YOUR OBJECTIVE:
Repeat the listing word for word. No pictures belong in the copy.

PROVIDED MATERIAL:
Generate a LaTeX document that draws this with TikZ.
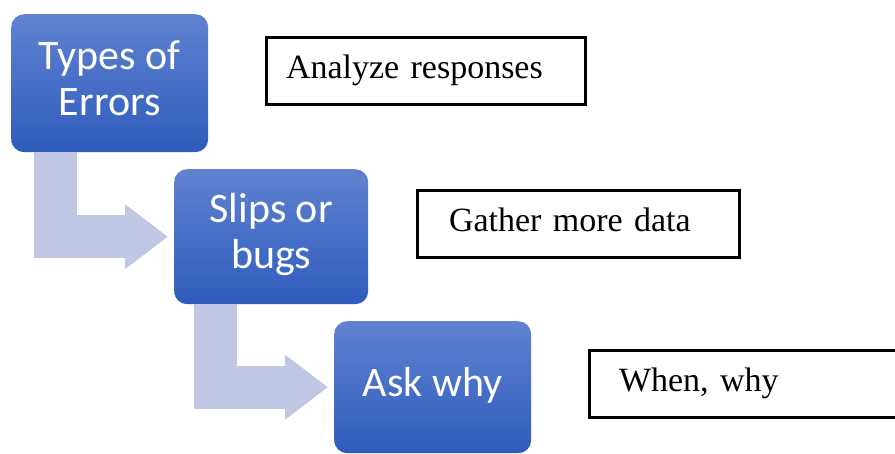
\documentclass[tikz,border=0pt]{standalone}
\usepackage{fontspec}
\setmainfont{Liberation Serif}
\newfontfamily\stepfont{Carlito}
\usetikzlibrary{arrows.meta}
\definecolor{boxtop}{RGB}{96,130,208}
\definecolor{boxbottom}{RGB}{46,92,188}
\definecolor{flowgray}{RGB}{191,199,228}

\begin{document}
\begin{tikzpicture}[x=1pt,y=-1pt,
    stepbox/.style={anchor=north west, rounded corners=13pt, top color=boxtop, bottom color=boxbottom,
      text=white, align=center, inner sep=0pt, font=\stepfont\fontsize{42}{46}\selectfont},
    notebox/.style={anchor=north west, draw, line width=3pt, minimum height=67pt, inner ysep=0pt,
      align=left, font=\fontsize{34}{41}\selectfont},
    flow/.style={draw=flowgray, line width=43pt, shorten >=6pt,
      -{Triangle[length=43pt,width=62pt,fill=flowgray]}}]
  \useasboundingbox (0,0) rectangle (895,453);
  \clip (0,0) rectangle (895,453);

  \node[stepbox, minimum width=197pt, minimum height=138pt] (types) at (11,14) {\strut Types of\\ Errors\strut};
  \node[stepbox, minimum width=194pt, minimum height=135pt] (slips) at (174,169) {\strut Slips or\\ bugs\strut};
  \node[stepbox, minimum width=197pt, minimum height=132pt] (why) at (334,321) {\strut Ask why};

  \node[notebox, inner xsep=20pt, text width=279pt] (analyze) at (264.5,35.5) {\strut Analyze responses};
  \node[notebox, inner xsep=32pt, text width=258pt] (gather) at (415.5,188.5) {\strut Gather more data};
  \node[notebox, inner xsep=30pt, text width=270pt] (when) at (587.5,348.5) {\strut When, why};

  \draw[flow] ([xshift=44.5pt]types.south west) |- (slips.west);
  \draw[flow] ([xshift=41.5pt]slips.south west) |- (why.west);
\end{tikzpicture}
\end{document}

OUTPUT FOR THIS TASK:
Generate a LaTeX document that draws this with TikZ.
\documentclass[tikz,border=0pt]{standalone}
\usepackage{fontspec}
\setmainfont{Liberation Serif}
\newfontfamily\stepfont{Carlito}
\usetikzlibrary{arrows.meta}
\definecolor{boxtop}{RGB}{96,130,208}
\definecolor{boxbottom}{RGB}{46,92,188}
\definecolor{flowgray}{RGB}{191,199,228}

\begin{document}
\begin{tikzpicture}[x=1pt,y=-1pt,
    stepbox/.style={anchor=north west, rounded corners=13pt, top color=boxtop, bottom color=boxbottom,
      text=white, align=center, inner sep=0pt, font=\stepfont\fontsize{42}{46}\selectfont},
    notebox/.style={anchor=north west, draw, line width=3pt, minimum height=67pt, inner ysep=0pt,
      align=left, font=\fontsize{34}{41}\selectfont},
    flow/.style={draw=flowgray, line width=43pt, shorten >=6pt,
      -{Triangle[length=43pt,width=62pt,fill=flowgray]}}]
  \useasboundingbox (0,0) rectangle (895,453);
  \clip (0,0) rectangle (895,453);

  \node[stepbox, minimum width=197pt, minimum height=138pt] (types) at (11,14) {\strut Types of\\ Errors\strut};
  \node[stepbox, minimum width=194pt, minimum height=135pt] (slips) at (174,169) {\strut Slips or\\ bugs\strut};
  \node[stepbox, minimum width=197pt, minimum height=132pt] (why) at (334,321) {\strut Ask why};

  \node[notebox, inner xsep=20pt, text width=279pt] (analyze) at (264.5,35.5) {\strut Analyze responses};
  \node[notebox, inner xsep=32pt, text width=258pt] (gather) at (415.5,188.5) {\strut Gather more data};
  \node[notebox, inner xsep=30pt, text width=270pt] (when) at (587.5,348.5) {\strut When, why};

  \draw[flow] ([xshift=44.5pt]types.south west) |- (slips.west);
  \draw[flow] ([xshift=41.5pt]slips.south west) |- (why.west);
\end{tikzpicture}
\end{document}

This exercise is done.